Bardzo łatwo jest, za sprawą działań Adama Bodnara, Donalda Tuska, Romana Giertycha czy „prawniczej justytucji” pokazywać Polskę jako kraj niepewny, niestabilny i taki, który wymaga swoistej kurateli ze strony silniejszych sąsiadów o bardziej ugruntowanej demokracji. Mi osobiście przypomina to bardzo sytuację przedrozbiorową.

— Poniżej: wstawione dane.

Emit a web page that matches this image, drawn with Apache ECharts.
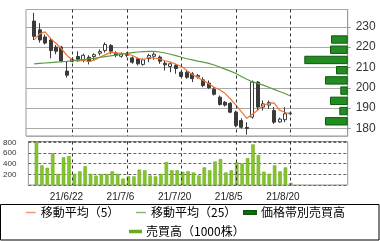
<!DOCTYPE html>
<html><head><meta charset="utf-8">
<script src="https://cdn.jsdelivr.net/npm/echarts@6/dist/echarts.min.js"></script>
<style>html,body{margin:0;padding:0;background:#fff}#c{width:380px;height:241px}</style>
</head><body><div id="c"></div>
<script>
// ---- data ----
const categories = ['21/6/10','21/6/11','21/6/14','21/6/15','21/6/16','21/6/17','21/6/18','21/6/21','21/6/22','21/6/23','21/6/24','21/6/25','21/6/28','21/6/29','21/6/30','21/7/1','21/7/2','21/7/5','21/7/6','21/7/7','21/7/8','21/7/9','21/7/12','21/7/13','21/7/14','21/7/15','21/7/16','21/7/19','21/7/20','21/7/21','21/7/26','21/7/27','21/7/28','21/7/29','21/7/30','21/8/2','21/8/3','21/8/4','21/8/5','21/8/6','21/8/10','21/8/11','21/8/12','21/8/13','21/8/16','21/8/17','21/8/18','21/8/19','21/8/20','21/8/23','21/8/24','21/8/25','21/8/26','21/8/27','21/8/30','21/8/31','21/9/1','21/9/2','21/9/3'];
const tickLabels = ['21/6/22','21/7/6','21/7/20','21/8/5','21/8/20'];
// [open, close, low, high]
const ohlc = ['-',
 [232.8,225.3,223.5,236.9],[228.5,223.5,222.2,231.8],[225.0,222.0,221.3,226.2],[223.5,218.3,214.5,224.6],
 [220.0,218.0,216.5,221.0],[220.0,213.2,212.5,220.6],[208.2,206.2,205.0,212.7],[213.0,214.0,212.5,215.0],
 [215.4,214.0,212.8,218.0],[213.5,216.0,212.6,216.7],[215.0,213.0,211.5,216.0],[215.4,216.3,213.4,217.0],
 [217.0,217.8,215.9,218.9],[218.3,221.3,217.3,222.3],[220.8,218.0,216.5,221.5],[217.0,216.0,215.0,218.0],
 [215.5,216.7,214.8,217.3],[216.5,216.0,215.0,217.5],[214.7,212.6,211.8,215.4],[214.3,211.8,211.0,214.8],
 [211.5,213.8,210.9,214.5],[214.3,215.9,212.6,216.7],[215.5,216.5,213.8,217.5],[215.1,213.1,211.8,215.9],
 [212.1,211.3,208.5,213.4],[210.5,211.8,207.7,212.6],[211.0,209.5,206.9,211.8],[207.7,205.6,205.0,208.5],
 [207.7,205.2,204.4,208.5],[206.9,204.5,202.8,207.7],[205.3,206.0,204.5,206.8],[203.9,201.1,200.3,205.2],
 [202.3,200.0,199.5,203.6],[199.3,196.8,196.2,200.3],[195.4,191.8,191.3,196.2],[192.9,191.5,190.8,193.5],
 [192.4,188.0,187.5,193.0],[188.0,181.5,180.6,188.8],[183.9,180.6,180.0,185.0],[180.5,180.0,177.0,183.0],
 [185.6,202.8,184.8,203.6],[202.8,190.5,188.8,203.3],[190.5,192.1,188.8,193.8],[191.5,192.8,189.6,193.8],
 [188.8,183.1,182.3,190.5],[183.2,184.6,182.8,185.3],[184.3,187.2,183.1,190.5],[187.3,187.6,186.5,188.3]];
const ma5 = ['-',223.6,226.5,227.5,224.3,221.9,219.2,215.9,213.8,213.1,213.6,212.8,213.6,215.0,216.2,217.4,217.2,
 217.0,216.7,215.9,214.6,213.8,215.0,214.6,214.3,213.3,212.6,211.6,210.6,208.5,206.5,205.0,203.6,202.0,200.3,
 199.0,197.3,194.5,191.5,188.3,185.0,187.0,189.0,191.5,192.3,192.6,189.0,188.0,187.0];
const ma25 = ['-',211.8,212.0,212.2,212.4,212.6,212.8,213.0,213.3,213.6,213.9,214.2,214.5,214.9,215.3,215.7,216.1,
 216.5,216.9,217.3,217.6,217.8,217.9,217.9,217.6,217.1,216.5,215.8,215.0,214.3,213.7,213.1,212.6,212.0,211.2,
 210.2,209.2,208.2,207.0,205.6,204.2,203.0,202.2,201.3,200.3,199.2,198.2,197.2,196.0];
const volume = ['-',812,368,323,594,210,520,543,210,257,352,210,175,206,206,257,210,120,165,162,289,276,178,162,210,
 432,276,276,245,257,235,178,330,276,440,486,235,276,425,403,505,760,562,250,213,368,257,330,40];
const priceBins = ['180-185','185-190','190-195','195-200','200-205','205-210','210-215','215-220','220-225'];
const binVolume = [22.7,8.4,17.7,7.4,22.7,11.7,43.4,17.7,16.7];
const names = ['移動平均（5）','移動平均（25）','価格帯別売買高','売買高（1000株）'];

const priceMin = 176.3, priceMax = 238.5, volMax = 815;
const numFont = "'Liberation Sans', Arial, sans-serif";
const cjkFont = "'Noto Sans CJK JP', sans-serif";
const legendBox = {type:'rect', silent:true, shape:{x:0.5, y:204.5, width:378.5, height:35.5},
  style:{fill:'none', stroke:'#000', lineWidth:1}};

const chart = echarts.init(document.getElementById('c'), null, {renderer:'canvas'});
chart.setOption({
  animation:false,
  grid:[
    {left:26, top:9.5, width:321.7, height:126.5, show:true, borderColor:'#999', borderWidth:1},
    {left:26, top:141.5, width:321.7, height:43.5, show:true, borderColor:'#999', borderWidth:1},
    {left:297.7, top:34.4, width:50, height:92}
  ],
  xAxis:[
    {type:'category', gridIndex:0, data:categories, boundaryGap:true,
     axisLine:{show:false}, axisTick:{show:false}, axisLabel:{show:false}, splitLine:{show:false}},
    {type:'category', gridIndex:1, data:categories, boundaryGap:true,
     axisLine:{show:false}, axisTick:{show:false}, splitLine:{show:false},
     axisLabel:{show:true, interval:(i,v)=>tickLabels.indexOf(v)>=0, fontSize:10, color:'#222',
       fontFamily:"'Liberation Sans Narrow', 'Liberation Sans', sans-serif", margin:7, padding:[0,16,0,0]}},
    {type:'value', gridIndex:2, inverse:true, min:0, max:50, show:false}
  ],
  yAxis:[
    {type:'value', gridIndex:0, position:'right', min:priceMin, max:priceMax, splitNumber:6,
     axisLine:{show:true, lineStyle:{color:'#999'}}, axisTick:{show:true, length:3, lineStyle:{color:'#999'}},
     axisLabel:{fontSize:12, color:'#333', fontFamily:numFont, margin:8, showMinLabel:false, showMaxLabel:false},
     splitLine:{show:true, lineStyle:{color:'#aaa', width:1}}},
    {type:'value', gridIndex:1, position:'left', min:0, max:volMax, interval:200,
     axisLine:{show:false}, axisTick:{show:false},
     axisLabel:{fontSize:8, color:'#333', fontFamily:numFont, margin:12, showMinLabel:false, showMaxLabel:false},
     splitLine:{show:true, lineStyle:{color:'#666', type:[3,2], width:1}}},
    {type:'category', gridIndex:2, data:priceBins, show:false}
  ],
  legend:[
    {left:25.7, top:206.5, padding:0, itemWidth:10, itemHeight:1.5, icon:'rect',
     textStyle:{fontSize:12, color:'#000', fontFamily:cjkFont}, data:[{name:names[0], itemStyle:{color:'#ec9a70'}}]},
    {left:136, top:206.5, padding:0, itemWidth:10, itemHeight:1.5, icon:'rect',
     textStyle:{fontSize:12, color:'#000', fontFamily:cjkFont}, data:[{name:names[1], itemStyle:{color:'#8ab874'}}]},
    {left:243, top:206.5, padding:0, itemWidth:12, itemHeight:3, icon:'rect',
     textStyle:{fontSize:12, color:'#000', fontFamily:cjkFont}, data:[{name:names[2], itemStyle:{color:'#127a12'}}]},
    {left:129, top:225.5, padding:0, itemWidth:11, itemHeight:1.5, icon:'rect',
     textStyle:{fontSize:12, color:'#000', fontFamily:cjkFont}, data:[{name:names[3], itemStyle:{color:'#a6d84a'}}]}
  ],
  graphic:[legendBox],
  series:[
    {type:'bar', name:names[2], xAxisIndex:2, yAxisIndex:2, data:binVolume, barCategoryGap:'18%',
     itemStyle:{color:'#228b22', borderColor:'#0e5a0e', borderWidth:1}},
    {type:'candlestick', xAxisIndex:0, yAxisIndex:0, data:ohlc, barWidth:3.5, z:3,
     itemStyle:{color:'#ffffff', color0:'#3a3a3a', borderColor:'#3a3a3a', borderColor0:'#3a3a3a', borderWidth:1}},
    {type:'line', name:names[0], xAxisIndex:0, yAxisIndex:0, data:ma5, symbol:'none', z:4,
     lineStyle:{color:'#ee7535', width:1.2}, itemStyle:{color:'#ee7535'}},
    {type:'line', name:names[1], xAxisIndex:0, yAxisIndex:0, data:ma25, symbol:'none', z:4,
     lineStyle:{color:'#5a9a40', width:1.2}, itemStyle:{color:'#5a9a40'}},
    {type:'bar', name:names[3], xAxisIndex:1, yAxisIndex:1, data:volume, barWidth:3.5, z:3,
     itemStyle:{color:'#84c42c', borderColor:'#6aa81e', borderWidth:0.5}}
  ]
});

// dashed date lines, placed through the chart's own axis scales
const lines = [];
tickLabels.forEach(d => {
  const x = Math.round(chart.convertToPixel({xAxisIndex:0}, d)) + 0.5;
  const y0 = chart.convertToPixel({yAxisIndex:0}, priceMax);
  const y1 = chart.convertToPixel({yAxisIndex:0}, priceMin);
  const v0 = chart.convertToPixel({yAxisIndex:1}, volMax);
  const v1 = chart.convertToPixel({yAxisIndex:1}, 0);
  [[y0, y1], [v0, v1]].forEach(([a, b]) => {
    lines.push({type:'line', silent:true, z:10,
      shape:{x1:x, y1:a, x2:x, y2:b},
      style:{stroke:'#333', lineWidth:1, lineDash:[3,3]}});
  });
});
chart.setOption({graphic:[legendBox].concat(lines)});
</script></body></html>
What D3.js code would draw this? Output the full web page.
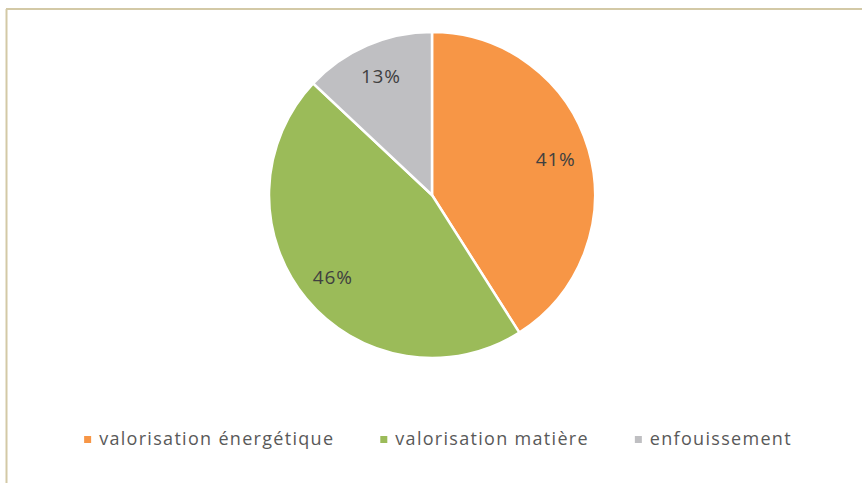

Nie wnioskuję tego jednak tylko z opisywanej sprawy śmierci Barbary Skrzypek, ale z całego ciągu fatalnych decyzji rządu Donalda Tuska na przestrzeni ostatnich 15 miesięcy. Wojna polsko-polska może, patrząc z tej perspektywy, zemścić się na naszym kraju w sposób bardzo okrutny.
Warto posłuchać rozmowy z Miłoszem Lodowskim w Radiu „Wnet” – radia do zostania patronem którego wszystkich zachęcam.
Wiele pytań, ale prokuratura ma jeden atut
Czy Barbara Skrzypek zmarła wskutek przeprowadzonego przesłuchania? Czy istnieje inny niż bliski czasowy związek między tymi zdarzeniami? Tego oczywiście nie wiemy. To co jest pewne, to fakt, że dwa dni po przesłuchaniu przez pałającą nienawiścią do Prawa i Sprawiedliwości Ewę Wrzosek, zmarła kobieta, która od 35 lat była jednym z najbliższych współpracowników Jarosława Kaczyńskiego. To co jest także pewne, to fakt, że została przy przesłuchaniu pozbawiona prawa do udziału swojego pełnomocnika. Pewne jest to, że „Gazeta Wyborcza” opublikowała niezgodnie z prawem jej zeznania z prokuratury już po jej śmierci.
W tej sprawie nie musimy być jednak skazani na domysły, prokuratura ma bowiem w ręku jeden koronny dowód.
Skoro, jak twierdzi rzecznik prokuratury, przesłuchanie „było kulturalne” i przeprowadzone zgodnie ze sztuką, wystarczy ujawnić nagranie wideo z jego przebiegu, nawet anonimizując wszelkie wrażliwe dane.
Zeznania pani Barbary Skrzypek i tak ma już „Gazeta Wyborcza”, a film jest zapewne ostatnim zapisem zmarłej Barbary Skrzypek. Z dużym prawdopodobieństwem, ofiary reżimu 13 grudnia.